Business enterprises disclose as little information as possible concerning: the identity of stockholders (frequently hidden by the use of nominees) and the amount of their holdings; annual financial accounts; the location and identity of subsidiary and associated corporations; and the relations with other corporations in the same business (particularly when mergers are envisaged). The need for secrecy is invoked by corporations because of the competitive disadvantages resulting from untimely disclosure. However, in many cases the owners of a corporation are able to remain totally anonymous, to the point that it is impossible or very difficult to determine who controls its operations and what their relationship is to other, supposedly competing, enterprises or official bodies. Since such secrecy is not complete, networks of privileged individuals with differing degrees of access to such information are built up. The information they obtain is often used, in some cases illegally, to the advantage of privileged clients and to the disadvantage of the small investor.
It is a commonly accepted practice for management or directors to manipulate the information presented in corporate financial accounts so that advantages or even tax relief may be obtained from the tax administration. The information may then be presented in a modified manner for the stockholders and general public. A separate presentation is frequently developed for the management of the corporation. The process is sometimes known as 'window-dressing'.
Although a great deal of information is made available on corporations in the USA, even there it is only with great difficulty and after much study that it is possible to determine, for example, how centralized is the control of major corporations. Less information is made available in other English-speaking countries. In continental Europe it is not common practice to make the same amount of information available. The owners of many corporations are able to remain totally anonymous and few financial details are made available to the public. In many other countries, governments have no reliable information on the bank accounts and incomes of their own taxpayers since banking secrecy could be invoked against most tax administrations.
In 1993 it was argued that the level of business secrecy operating in France was causing that country to lag behind other industrial countries in business intelligence, leading to reluctance to communicate useful business leads to colleagues in other companies. Much more commercial information is held confidential by the government than in other countries. In Japan it is common practice to minimize public disclosure through corporate income statements or balance sheets. Many items, such as currency transactions, are deliberately omitted from such documents. Inconsistent depreciation policies are used whereby straight-line and declining-balance procedures are alternated as required to dampen surging or diminishing profits. By cross-trading corporations sell shares they own to affiliates as a means of generating large amounts of cash which are then treated as operating profits, although the shares are still effectively owned by the parent corporation.
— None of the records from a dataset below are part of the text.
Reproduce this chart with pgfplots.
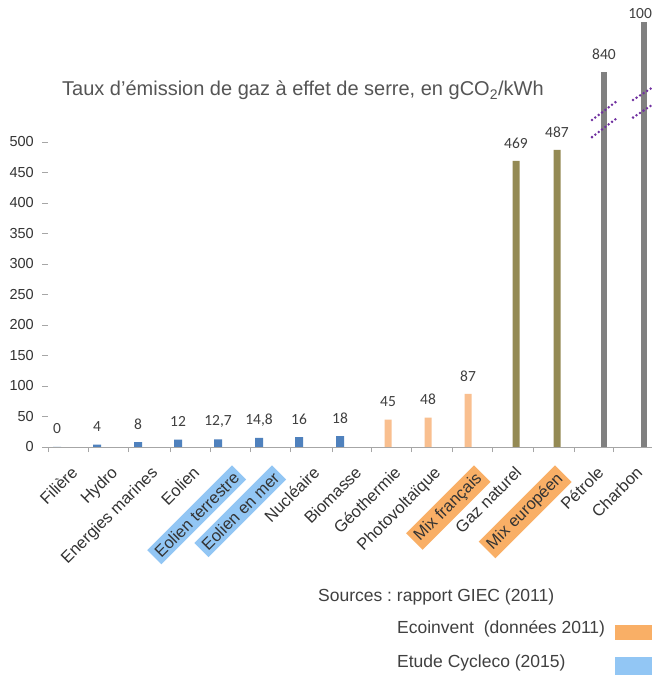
\documentclass[border=0pt]{standalone}
\usepackage{pgfplots}
\pgfplotsset{compat=1.18}
\usepackage{pgfplotstable}
\usepackage{fontspec}
\setmainfont{Liberation Sans}
\newfontfamily\calibri{Carlito}
\definecolor{barblue}{HTML}{4F81BD}
\definecolor{barorange}{HTML}{F9BF8F}
\definecolor{barolive}{HTML}{948A54}
\definecolor{bargray}{HTML}{808080}
\definecolor{hlblue}{HTML}{92C6F4}
\definecolor{hlorange}{HTML}{F9AF66}
\definecolor{breakpurple}{HTML}{7030A0}
\definecolor{txt}{HTML}{333333}
\definecolor{titlegray}{HTML}{555555}
\definecolor{labgray}{HTML}{404040}
\setlength{\fboxsep}{4pt}

\pgfplotstableread{
x y lab
57 0 0
97 4 4
138 8 8
178 12 12
218 12.7 12,7
259 14.8 14,8
299 16 16
340 18 18
}\bluedata
\pgfplotstableread{
x y lab
388 45 45
428 48 48
468 87 87
}\orangedata
\pgfplotstableread{
x y lab
516 469 469
557 487 487
}\olivedata
\pgfplotstableread{
x y lab
604 840 840
}\petroledata
\pgfplotstableread{
x y lab
644 1000 1000
}\charbondata

\begin{document}
\begin{tikzpicture}
\clip (0,0) rectangle (652pt,675pt);
\fill[white] (0,0) rectangle (652pt,675pt);
\begin{axis}[
  at={(48pt,228pt)}, anchor=south west,
  scale only axis, width=604pt, height=447pt,
  xmin=48, xmax=652, ymin=0, ymax=732.8,
  clip=false,
  axis lines*=left,
  y axis line style={draw=none},
  x axis line style={draw=black!35, line width=0.8pt},
  tick align=outside,
  major tick length=6pt,
  ytick={0,50,...,500},
  ytick style={draw=black!35, line width=0.8pt},
  yticklabel style={font=\fontsize{14.5}{16}\selectfont, text=txt, inner sep=0pt},
  yticklabel shift=8pt,
  /pgf/number format/assume math mode=true,
  xtick={70,110,150,192,232,272,312,354,393,433,474,514,555,596,635},
  xticklabels={Filière, Hydro, Energies marines, Eolien,
    {\colorbox{hlblue}{Eolien terrestre}}, {\colorbox{hlblue}{Eolien en mer}},
    Nucléaire, Biomasse, Géothermie, Photovoltaïque,
    {\colorbox{hlorange}{Mix français}}, Gaz naturel,
    {\colorbox{hlorange}{Mix européen}}, Pétrole, Charbon},
  xtick style={draw=none},
  xticklabel style={rotate=45, anchor=north east, inner sep=0pt,
    font=\fontsize{16.5}{18}\selectfont, text=txt},
  xticklabel shift=12pt,
  extra x ticks={48,88,128,170,210,250,290,332,371,411,452,492,533,574,613},
  extra x tick labels={},
  extra x tick style={xtick style={draw=black!35, line width=0.8pt}, major tick length=5pt},
  y filter/.expression={y>840 ? 615+(y-840)*82/160 : (y>500 ? 500+(y-500)*115/340 : y)},
]
\pgfplotsset{every axis plot/.append style={
  ybar, draw=none, nodes near coords, point meta=explicit symbolic,
  nodes near coords style={font=\calibri\fontsize{15.5}{15}\selectfont, text=labgray, anchor=center, yshift=18pt}}}
\addplot[fill=barblue, bar width=8pt] table[x=x,y=y,meta=lab]{\bluedata};
\addplot[fill=barorange, bar width=7pt] table[x=x,y=y,meta=lab]{\orangedata};
\addplot[fill=barolive, bar width=7pt] table[x=x,y=y,meta=lab]{\olivedata};
\addplot[fill=bargray, bar width=6pt] table[x=x,y=y,meta=lab]{\petroledata};
\addplot[fill=bargray, bar width=6pt, nodes near coords style={yshift=-10pt}] table[x=x,y=y,meta=lab]{\charbondata};
\begin{scope}[breakpurple, line width=2.8pt, dash pattern=on 0pt off 4.2pt, line cap=round]
\draw (axis cs:592,536) -- (axis cs:616,566);
\draw (axis cs:592,508) -- (axis cs:616,538);
\draw (axis cs:633,569) -- (axis cs:655,592);
\draw (axis cs:633,540) -- (axis cs:655,564);
\end{scope}
\end{axis}
\node[anchor=base west, inner sep=0pt, font=\fontsize{20}{24}\selectfont, text=titlegray] at (62pt,579pt) {Taux d’émission de gaz à effet de serre, en gCO\textsubscript{2}/kWh};
\node[anchor=base west, inner sep=0pt, font=\fontsize{17.5}{20}\selectfont, text=labgray] at (318pt,73pt) {Sources :\ rapport GIEC (2011)};
\node[anchor=base west, inner sep=0pt, font=\fontsize{17.5}{20}\selectfont, text=labgray] at (397pt,41pt) {Ecoinvent \ (données 2011)};
\node[anchor=base west, inner sep=0pt, font=\fontsize{17.5}{20}\selectfont, text=labgray] at (397pt,7pt) {Etude Cycleco (2015)};
\fill[hlorange] (615pt,35pt) rectangle (652pt,50pt);
\fill[hlblue] (615pt,0pt) rectangle (652pt,18pt);
\end{tikzpicture}
\end{document}
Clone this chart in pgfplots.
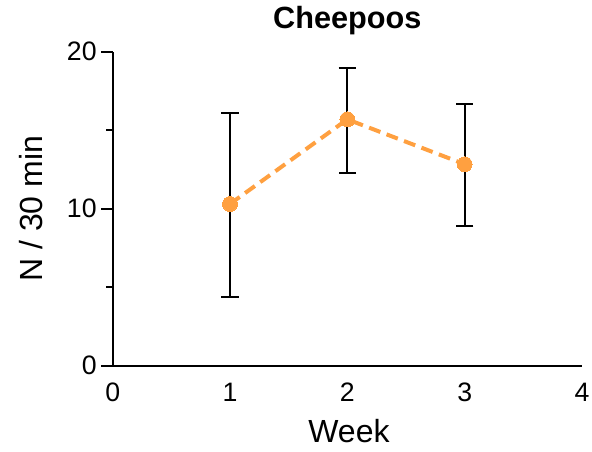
\documentclass[border=0pt]{standalone}
\usepackage{pgfplots}
\pgfplotsset{compat=1.18}
\usepackage{fontspec}
\setmainfont{Liberation Sans}
\definecolor{orng}{RGB}{255,160,64}
\begin{document}
\begin{tikzpicture}
\useasboundingbox (0,0) rectangle (444pt,338.25pt);
\begin{axis}[
  at={(84.5pt,64pt)}, anchor=origin,
  scale only axis, width=352pt, height=235.5pt,
  xmin=0, xmax=4, ymin=0, ymax=20,
  axis x line=bottom, axis y line=left,
  axis line style={line width=1.5pt, -},
  xtick={0,1,2,3,4}, ytick={0,10,20}, minor ytick={5,15},
  x tick style={draw=none},
  y tick style={line width=1.5pt, black},
  tick align=outside,
  major tick length=8.5pt, minor tick length=5pt,
  /pgf/number format/assume math mode=true,
  tick label style={font=\fontsize{20}{24}\selectfont},
  xticklabel style={yshift=-1pt},
  yticklabel style={xshift=0pt},
  title={\textbf{Cheepoos}},
  title style={font=\fontsize{23}{28}\selectfont, at={(axis description cs:0.5,1.047)}, anchor=base},
  xlabel={Week},
  xlabel style={font=\fontsize{24}{29}\selectfont, at={(axis description cs:0.5035,-0.246)}, anchor=base},
  ylabel={N / 30 min},
  ylabel style={font=\fontsize{24}{29}\selectfont, at={(axis description cs:-0.1485,0.5)}, anchor=base, rotate=0},
  clip=false,
]
\addplot[color=orng, line width=3pt, dash pattern=on 9pt off 5pt,
  mark=*, mark size=5.6pt, mark options={solid, fill=orng, draw=orng, line width=0pt},
  error bars/.cd, y dir=both, y explicit,
  error bar style={black, line width=1.5pt, solid},
  error mark options={black, rotate=90, mark size=6.5pt, line width=1.5pt, solid}]
coordinates {
  (1,10.30) += (0,5.81) -= (0,5.95)
  (2,15.69) += (0,3.29) -= (0,3.42)
  (3,12.83) += (0,3.86) -= (0,3.95)
};
\end{axis}
\end{tikzpicture}
\end{document}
If one analyzes the financial statements of corporation, there is a wealth of data available. Governments throughout the world have enacted laws which require ample information to be published regularly. Publicly quoted enterprises (on stock exchanges) are submitted to even more detailed publication requirements. The law offers exceptions to companies where information is too sensitive and could be detrimental to their competitive position. These companies have in return also accepted an unlimited and personal liability of the shareholders.